Code that draws figures:

"""

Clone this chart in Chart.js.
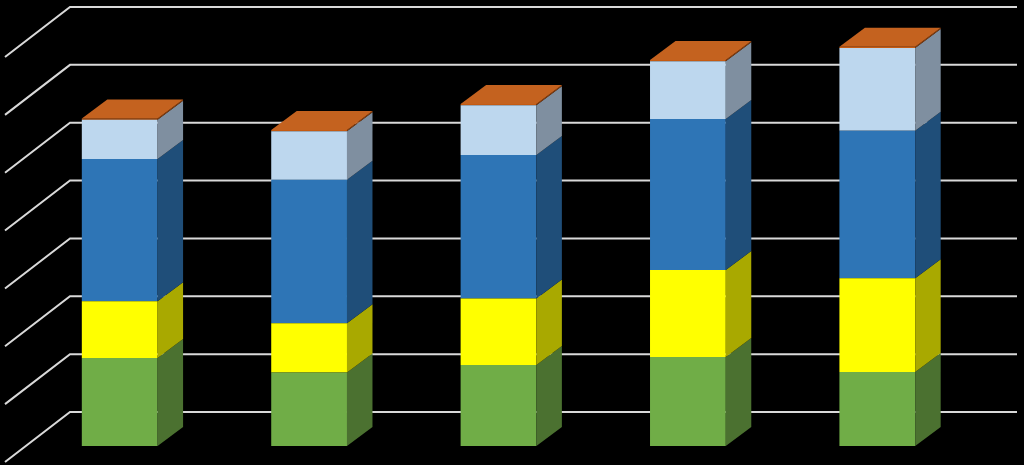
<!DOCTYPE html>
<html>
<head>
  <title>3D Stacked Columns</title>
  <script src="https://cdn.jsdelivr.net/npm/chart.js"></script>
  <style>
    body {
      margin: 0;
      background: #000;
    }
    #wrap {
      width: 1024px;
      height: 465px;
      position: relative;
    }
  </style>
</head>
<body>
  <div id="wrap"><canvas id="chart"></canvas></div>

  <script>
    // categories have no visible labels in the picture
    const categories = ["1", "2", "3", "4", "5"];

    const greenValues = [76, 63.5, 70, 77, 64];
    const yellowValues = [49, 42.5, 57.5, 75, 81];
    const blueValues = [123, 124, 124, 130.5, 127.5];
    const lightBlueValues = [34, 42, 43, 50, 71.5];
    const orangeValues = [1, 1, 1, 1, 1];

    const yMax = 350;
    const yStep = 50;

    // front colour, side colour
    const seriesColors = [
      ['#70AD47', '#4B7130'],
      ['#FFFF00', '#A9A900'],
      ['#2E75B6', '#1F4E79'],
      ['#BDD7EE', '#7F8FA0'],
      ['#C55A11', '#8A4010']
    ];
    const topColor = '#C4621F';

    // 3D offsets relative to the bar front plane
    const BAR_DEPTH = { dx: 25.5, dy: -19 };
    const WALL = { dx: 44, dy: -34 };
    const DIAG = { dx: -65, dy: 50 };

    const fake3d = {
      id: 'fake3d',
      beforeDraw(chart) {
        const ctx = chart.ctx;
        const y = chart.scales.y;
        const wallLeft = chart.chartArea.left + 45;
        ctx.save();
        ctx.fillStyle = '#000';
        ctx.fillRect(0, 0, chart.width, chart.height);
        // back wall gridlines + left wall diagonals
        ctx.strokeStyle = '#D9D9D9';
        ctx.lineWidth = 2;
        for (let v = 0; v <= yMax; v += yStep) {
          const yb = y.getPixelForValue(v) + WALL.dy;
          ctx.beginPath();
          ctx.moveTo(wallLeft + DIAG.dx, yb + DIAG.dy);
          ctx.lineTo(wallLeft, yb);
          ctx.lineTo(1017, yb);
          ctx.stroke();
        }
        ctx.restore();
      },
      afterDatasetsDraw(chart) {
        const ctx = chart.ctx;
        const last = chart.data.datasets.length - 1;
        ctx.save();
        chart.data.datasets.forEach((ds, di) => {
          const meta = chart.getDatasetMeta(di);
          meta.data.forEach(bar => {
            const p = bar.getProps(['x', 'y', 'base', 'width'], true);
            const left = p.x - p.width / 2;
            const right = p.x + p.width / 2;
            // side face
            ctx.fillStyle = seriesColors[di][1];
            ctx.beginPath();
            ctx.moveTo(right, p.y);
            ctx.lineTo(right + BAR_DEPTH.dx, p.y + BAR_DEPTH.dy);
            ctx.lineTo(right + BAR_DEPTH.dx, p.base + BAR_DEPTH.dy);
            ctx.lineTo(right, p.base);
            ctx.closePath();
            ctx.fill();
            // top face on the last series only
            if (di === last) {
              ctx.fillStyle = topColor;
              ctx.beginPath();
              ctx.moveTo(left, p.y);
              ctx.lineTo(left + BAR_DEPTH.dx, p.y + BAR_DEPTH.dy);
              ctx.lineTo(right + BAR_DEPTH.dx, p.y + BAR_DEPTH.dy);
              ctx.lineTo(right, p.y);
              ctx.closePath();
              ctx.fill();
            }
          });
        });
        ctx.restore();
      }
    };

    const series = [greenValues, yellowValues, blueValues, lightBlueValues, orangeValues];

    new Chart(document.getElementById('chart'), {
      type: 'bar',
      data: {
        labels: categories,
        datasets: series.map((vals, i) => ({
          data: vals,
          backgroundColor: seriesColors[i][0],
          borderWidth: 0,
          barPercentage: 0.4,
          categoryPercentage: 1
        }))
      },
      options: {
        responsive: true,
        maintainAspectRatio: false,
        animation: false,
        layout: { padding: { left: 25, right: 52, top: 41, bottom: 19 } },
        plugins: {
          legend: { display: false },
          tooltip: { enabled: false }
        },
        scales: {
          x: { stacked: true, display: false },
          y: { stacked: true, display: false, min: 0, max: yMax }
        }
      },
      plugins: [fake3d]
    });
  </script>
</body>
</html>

"""
"""

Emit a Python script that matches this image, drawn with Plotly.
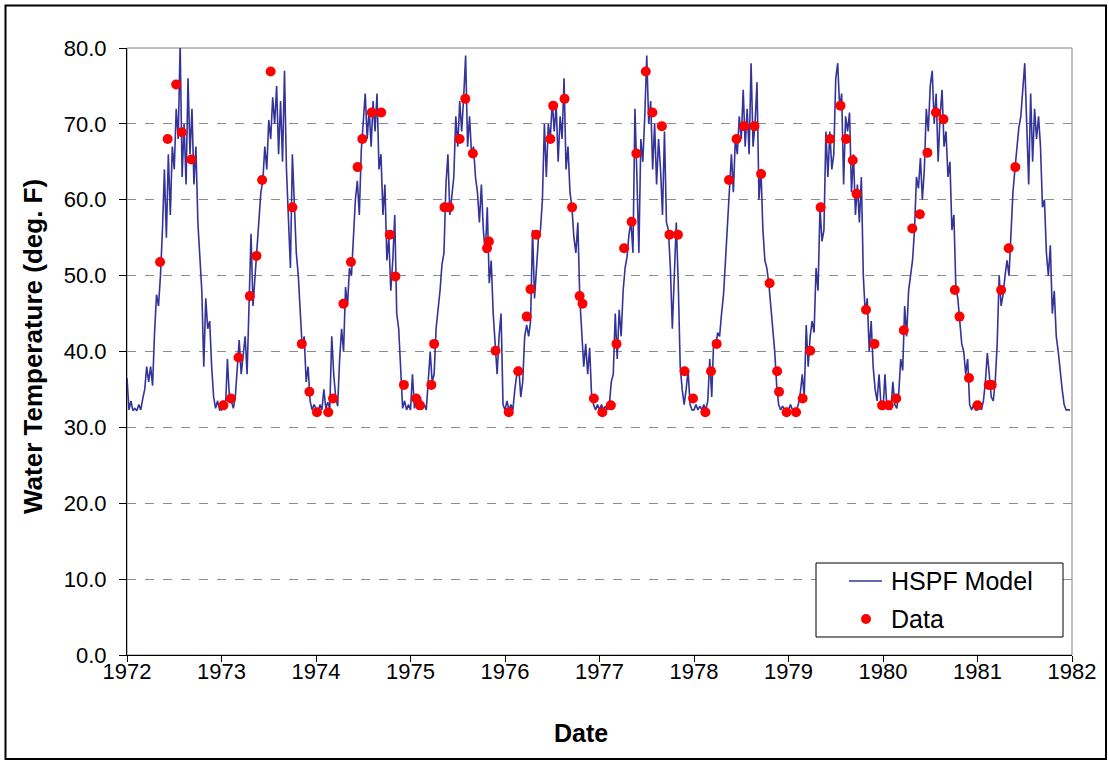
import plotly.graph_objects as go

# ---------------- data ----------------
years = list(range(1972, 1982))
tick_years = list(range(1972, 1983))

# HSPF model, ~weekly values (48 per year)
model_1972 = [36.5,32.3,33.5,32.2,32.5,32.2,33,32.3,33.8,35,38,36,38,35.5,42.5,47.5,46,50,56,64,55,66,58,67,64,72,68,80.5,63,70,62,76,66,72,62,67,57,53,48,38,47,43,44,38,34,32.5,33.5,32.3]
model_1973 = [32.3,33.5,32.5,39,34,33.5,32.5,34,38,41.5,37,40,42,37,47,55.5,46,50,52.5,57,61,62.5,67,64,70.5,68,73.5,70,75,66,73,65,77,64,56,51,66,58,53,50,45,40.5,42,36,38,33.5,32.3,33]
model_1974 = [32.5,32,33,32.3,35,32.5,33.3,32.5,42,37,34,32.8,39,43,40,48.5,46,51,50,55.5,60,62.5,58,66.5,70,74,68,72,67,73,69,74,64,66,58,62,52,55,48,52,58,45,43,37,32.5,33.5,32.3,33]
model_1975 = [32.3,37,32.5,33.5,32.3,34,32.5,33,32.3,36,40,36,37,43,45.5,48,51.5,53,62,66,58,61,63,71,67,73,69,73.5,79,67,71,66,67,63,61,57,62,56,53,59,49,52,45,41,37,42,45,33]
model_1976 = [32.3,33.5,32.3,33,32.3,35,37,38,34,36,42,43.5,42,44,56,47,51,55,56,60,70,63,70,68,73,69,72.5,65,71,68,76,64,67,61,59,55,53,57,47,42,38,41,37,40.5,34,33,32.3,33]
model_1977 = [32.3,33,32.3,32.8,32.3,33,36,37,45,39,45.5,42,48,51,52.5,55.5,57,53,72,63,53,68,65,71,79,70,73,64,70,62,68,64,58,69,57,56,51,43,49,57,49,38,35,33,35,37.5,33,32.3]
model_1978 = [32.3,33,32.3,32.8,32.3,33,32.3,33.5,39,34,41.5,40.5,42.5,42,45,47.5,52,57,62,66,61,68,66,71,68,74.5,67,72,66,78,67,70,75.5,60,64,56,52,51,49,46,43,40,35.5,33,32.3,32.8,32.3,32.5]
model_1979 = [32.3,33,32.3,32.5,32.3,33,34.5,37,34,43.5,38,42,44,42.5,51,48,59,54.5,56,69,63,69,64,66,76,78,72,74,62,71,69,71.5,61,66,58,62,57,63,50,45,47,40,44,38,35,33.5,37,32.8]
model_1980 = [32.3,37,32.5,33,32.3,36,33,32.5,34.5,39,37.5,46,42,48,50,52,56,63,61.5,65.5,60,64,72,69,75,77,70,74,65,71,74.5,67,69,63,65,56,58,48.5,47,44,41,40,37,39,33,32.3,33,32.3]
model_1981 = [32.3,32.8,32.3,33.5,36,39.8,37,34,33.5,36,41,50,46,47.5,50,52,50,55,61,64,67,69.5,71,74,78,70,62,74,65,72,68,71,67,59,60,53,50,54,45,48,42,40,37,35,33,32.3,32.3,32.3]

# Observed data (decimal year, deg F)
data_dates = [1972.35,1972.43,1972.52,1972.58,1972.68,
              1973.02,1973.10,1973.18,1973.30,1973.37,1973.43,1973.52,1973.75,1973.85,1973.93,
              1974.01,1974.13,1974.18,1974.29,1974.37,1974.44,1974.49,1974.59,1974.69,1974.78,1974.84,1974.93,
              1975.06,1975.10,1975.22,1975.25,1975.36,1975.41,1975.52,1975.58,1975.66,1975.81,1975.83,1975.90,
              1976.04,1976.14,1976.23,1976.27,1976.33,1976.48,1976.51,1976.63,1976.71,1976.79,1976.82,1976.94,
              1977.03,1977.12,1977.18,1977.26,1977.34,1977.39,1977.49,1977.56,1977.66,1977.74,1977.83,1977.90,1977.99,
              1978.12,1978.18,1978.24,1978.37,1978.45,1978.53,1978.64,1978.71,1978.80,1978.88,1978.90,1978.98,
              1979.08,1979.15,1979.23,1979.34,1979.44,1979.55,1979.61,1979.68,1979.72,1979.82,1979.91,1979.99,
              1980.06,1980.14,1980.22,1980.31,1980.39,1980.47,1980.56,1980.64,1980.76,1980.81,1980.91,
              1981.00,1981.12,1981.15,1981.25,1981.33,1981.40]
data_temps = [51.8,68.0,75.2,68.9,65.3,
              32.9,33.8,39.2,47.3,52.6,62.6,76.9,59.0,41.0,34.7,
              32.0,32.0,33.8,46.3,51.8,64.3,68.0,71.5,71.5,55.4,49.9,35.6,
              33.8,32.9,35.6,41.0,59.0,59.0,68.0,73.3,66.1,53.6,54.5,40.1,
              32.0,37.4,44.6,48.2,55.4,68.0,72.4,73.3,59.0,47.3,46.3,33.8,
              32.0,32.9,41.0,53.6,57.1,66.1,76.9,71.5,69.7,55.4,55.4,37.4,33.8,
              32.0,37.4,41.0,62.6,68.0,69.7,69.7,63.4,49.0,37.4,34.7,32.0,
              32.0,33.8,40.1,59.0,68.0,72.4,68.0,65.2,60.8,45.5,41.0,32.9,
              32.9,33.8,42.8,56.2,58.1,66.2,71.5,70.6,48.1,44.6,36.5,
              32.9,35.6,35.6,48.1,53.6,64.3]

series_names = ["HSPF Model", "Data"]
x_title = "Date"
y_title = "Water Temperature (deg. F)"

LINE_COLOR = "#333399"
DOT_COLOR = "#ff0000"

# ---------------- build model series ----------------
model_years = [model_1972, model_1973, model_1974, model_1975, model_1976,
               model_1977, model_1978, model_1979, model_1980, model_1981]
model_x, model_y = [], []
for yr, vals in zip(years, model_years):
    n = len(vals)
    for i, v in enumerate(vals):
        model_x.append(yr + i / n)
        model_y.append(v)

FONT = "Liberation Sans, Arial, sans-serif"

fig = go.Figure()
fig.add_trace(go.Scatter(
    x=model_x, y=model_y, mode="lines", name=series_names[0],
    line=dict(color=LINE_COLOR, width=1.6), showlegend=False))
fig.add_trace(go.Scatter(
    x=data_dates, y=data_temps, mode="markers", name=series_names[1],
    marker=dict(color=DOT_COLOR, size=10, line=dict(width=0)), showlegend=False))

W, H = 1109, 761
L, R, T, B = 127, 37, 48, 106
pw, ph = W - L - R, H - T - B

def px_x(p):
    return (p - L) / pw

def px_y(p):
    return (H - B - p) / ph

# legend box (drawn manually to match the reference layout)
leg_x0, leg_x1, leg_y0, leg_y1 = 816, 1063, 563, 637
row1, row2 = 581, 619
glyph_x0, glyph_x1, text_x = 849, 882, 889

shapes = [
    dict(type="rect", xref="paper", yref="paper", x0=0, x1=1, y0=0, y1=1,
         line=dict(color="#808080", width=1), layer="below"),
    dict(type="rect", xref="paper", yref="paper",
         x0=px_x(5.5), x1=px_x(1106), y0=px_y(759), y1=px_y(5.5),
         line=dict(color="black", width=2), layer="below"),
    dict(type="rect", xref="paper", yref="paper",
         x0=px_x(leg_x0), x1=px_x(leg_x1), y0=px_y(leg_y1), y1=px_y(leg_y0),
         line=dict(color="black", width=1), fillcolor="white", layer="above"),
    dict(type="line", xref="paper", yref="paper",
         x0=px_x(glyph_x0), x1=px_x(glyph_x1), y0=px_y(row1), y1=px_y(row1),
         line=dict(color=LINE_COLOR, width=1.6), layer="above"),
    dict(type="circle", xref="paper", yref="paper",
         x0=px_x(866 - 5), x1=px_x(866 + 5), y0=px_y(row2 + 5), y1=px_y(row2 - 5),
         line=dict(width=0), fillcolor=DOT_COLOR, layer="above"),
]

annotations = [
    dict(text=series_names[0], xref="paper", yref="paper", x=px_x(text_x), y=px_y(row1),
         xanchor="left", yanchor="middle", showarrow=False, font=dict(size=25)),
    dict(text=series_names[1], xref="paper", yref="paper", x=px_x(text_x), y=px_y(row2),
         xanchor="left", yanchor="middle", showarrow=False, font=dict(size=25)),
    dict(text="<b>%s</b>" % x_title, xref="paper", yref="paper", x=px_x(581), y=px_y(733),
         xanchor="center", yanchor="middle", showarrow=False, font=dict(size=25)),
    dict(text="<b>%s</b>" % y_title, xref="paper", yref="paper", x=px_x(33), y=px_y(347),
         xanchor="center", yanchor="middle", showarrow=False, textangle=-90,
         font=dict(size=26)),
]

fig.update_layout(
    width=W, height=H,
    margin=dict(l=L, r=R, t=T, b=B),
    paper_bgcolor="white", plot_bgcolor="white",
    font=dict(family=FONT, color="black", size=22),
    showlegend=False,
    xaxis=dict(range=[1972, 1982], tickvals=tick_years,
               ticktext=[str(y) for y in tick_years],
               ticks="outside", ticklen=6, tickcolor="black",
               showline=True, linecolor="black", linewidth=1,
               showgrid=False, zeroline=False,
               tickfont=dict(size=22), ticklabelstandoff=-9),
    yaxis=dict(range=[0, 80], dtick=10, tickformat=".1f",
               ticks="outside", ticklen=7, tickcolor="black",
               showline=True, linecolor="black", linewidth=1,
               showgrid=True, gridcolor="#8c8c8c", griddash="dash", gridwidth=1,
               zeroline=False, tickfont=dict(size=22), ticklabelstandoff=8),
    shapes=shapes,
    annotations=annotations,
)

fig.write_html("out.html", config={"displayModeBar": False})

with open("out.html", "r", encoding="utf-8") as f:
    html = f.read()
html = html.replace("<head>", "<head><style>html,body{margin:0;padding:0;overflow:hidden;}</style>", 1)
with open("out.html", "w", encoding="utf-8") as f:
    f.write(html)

"""
"""

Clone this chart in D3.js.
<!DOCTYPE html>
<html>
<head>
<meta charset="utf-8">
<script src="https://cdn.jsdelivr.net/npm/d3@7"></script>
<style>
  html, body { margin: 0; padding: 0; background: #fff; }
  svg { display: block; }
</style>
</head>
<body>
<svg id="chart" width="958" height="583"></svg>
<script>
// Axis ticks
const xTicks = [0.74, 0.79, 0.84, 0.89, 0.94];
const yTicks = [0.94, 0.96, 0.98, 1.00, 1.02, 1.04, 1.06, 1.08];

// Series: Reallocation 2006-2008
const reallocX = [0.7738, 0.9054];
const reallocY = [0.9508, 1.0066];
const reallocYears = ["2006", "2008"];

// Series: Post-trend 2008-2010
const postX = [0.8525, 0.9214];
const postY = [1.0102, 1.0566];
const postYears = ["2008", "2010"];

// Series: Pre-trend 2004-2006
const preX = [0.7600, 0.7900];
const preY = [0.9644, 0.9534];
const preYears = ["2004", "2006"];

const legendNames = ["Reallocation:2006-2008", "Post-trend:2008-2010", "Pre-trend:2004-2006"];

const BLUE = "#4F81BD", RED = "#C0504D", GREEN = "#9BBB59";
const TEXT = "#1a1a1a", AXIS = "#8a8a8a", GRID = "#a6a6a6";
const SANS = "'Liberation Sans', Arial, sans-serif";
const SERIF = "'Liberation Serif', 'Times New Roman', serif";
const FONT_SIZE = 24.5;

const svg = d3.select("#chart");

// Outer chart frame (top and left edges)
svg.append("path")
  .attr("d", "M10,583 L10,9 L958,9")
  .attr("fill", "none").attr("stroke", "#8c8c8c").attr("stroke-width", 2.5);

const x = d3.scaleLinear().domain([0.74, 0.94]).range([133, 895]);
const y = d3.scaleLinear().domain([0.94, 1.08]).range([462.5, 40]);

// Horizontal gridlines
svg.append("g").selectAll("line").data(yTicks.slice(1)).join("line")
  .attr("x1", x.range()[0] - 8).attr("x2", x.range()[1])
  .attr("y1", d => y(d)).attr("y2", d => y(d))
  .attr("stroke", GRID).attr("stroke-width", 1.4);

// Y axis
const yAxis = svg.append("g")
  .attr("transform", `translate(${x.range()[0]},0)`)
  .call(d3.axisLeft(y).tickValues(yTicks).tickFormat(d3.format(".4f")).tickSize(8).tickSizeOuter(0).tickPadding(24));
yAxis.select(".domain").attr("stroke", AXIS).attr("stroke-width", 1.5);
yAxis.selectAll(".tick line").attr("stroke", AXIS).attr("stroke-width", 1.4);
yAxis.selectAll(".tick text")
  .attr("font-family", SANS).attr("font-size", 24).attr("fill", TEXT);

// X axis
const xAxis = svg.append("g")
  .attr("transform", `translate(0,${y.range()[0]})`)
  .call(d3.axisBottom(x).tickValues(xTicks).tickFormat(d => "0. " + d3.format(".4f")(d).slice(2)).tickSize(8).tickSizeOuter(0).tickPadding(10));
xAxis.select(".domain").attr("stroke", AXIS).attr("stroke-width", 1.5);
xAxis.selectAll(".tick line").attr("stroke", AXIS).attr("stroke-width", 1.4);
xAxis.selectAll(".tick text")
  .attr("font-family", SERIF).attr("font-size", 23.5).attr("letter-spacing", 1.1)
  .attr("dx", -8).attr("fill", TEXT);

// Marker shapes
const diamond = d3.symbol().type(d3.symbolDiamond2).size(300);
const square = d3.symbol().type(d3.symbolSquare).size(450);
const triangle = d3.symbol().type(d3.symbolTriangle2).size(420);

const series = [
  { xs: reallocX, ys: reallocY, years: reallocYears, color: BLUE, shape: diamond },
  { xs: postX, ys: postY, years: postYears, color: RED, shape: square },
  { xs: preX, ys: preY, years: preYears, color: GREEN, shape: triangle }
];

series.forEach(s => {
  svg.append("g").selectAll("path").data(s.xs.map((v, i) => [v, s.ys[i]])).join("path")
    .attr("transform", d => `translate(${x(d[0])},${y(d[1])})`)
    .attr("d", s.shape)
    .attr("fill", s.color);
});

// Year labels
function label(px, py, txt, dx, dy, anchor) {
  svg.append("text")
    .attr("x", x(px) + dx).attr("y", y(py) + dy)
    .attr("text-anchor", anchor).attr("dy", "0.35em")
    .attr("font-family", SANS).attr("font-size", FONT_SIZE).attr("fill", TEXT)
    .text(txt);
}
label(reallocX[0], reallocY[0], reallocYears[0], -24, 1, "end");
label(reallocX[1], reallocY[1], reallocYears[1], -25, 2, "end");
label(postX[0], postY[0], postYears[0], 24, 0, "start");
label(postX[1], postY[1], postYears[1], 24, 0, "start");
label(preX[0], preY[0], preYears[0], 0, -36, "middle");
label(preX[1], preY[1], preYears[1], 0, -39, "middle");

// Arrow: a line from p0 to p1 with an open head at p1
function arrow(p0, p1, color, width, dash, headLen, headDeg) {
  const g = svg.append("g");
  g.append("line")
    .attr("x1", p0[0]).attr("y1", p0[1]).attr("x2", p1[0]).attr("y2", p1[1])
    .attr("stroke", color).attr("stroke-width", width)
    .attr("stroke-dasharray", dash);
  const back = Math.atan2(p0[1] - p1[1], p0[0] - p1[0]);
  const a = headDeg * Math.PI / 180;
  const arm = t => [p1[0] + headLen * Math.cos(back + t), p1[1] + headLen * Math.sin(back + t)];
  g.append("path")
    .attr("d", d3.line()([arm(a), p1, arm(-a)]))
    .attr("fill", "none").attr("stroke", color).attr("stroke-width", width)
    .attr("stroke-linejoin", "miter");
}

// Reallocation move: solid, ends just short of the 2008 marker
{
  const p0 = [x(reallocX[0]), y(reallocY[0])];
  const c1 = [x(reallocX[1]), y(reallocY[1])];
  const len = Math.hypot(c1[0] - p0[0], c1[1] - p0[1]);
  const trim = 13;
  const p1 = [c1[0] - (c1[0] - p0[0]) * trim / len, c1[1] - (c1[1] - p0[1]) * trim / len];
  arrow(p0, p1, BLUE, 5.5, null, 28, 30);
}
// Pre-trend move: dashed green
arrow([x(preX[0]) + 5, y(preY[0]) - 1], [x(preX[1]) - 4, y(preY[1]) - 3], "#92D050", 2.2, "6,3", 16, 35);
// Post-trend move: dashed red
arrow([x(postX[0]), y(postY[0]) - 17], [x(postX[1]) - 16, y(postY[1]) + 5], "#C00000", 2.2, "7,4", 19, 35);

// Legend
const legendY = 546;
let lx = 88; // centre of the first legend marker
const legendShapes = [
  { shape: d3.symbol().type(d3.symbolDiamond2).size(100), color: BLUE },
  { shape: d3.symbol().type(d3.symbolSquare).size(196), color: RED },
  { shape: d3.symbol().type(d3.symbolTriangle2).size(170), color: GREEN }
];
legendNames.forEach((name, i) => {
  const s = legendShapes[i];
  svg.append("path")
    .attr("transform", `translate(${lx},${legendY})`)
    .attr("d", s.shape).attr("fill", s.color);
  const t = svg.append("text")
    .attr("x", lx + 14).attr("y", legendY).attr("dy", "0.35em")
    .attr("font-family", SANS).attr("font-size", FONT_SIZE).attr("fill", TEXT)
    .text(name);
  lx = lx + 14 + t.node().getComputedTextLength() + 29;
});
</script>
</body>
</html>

"""

--- WHAT THIS TASK INVOLVES ---
Reproduce nothing but the lines from the one with "Emit a Python" to the one with "tick_years = list(range(1972, 1983))", both lines included, and keep every picture out of the copy.

--- EXERCISE RESPONSE ---
Emit a Python script that matches this image, drawn with Plotly.
import plotly.graph_objects as go

# ---------------- data ----------------
years = list(range(1972, 1982))
tick_years = list(range(1972, 1983))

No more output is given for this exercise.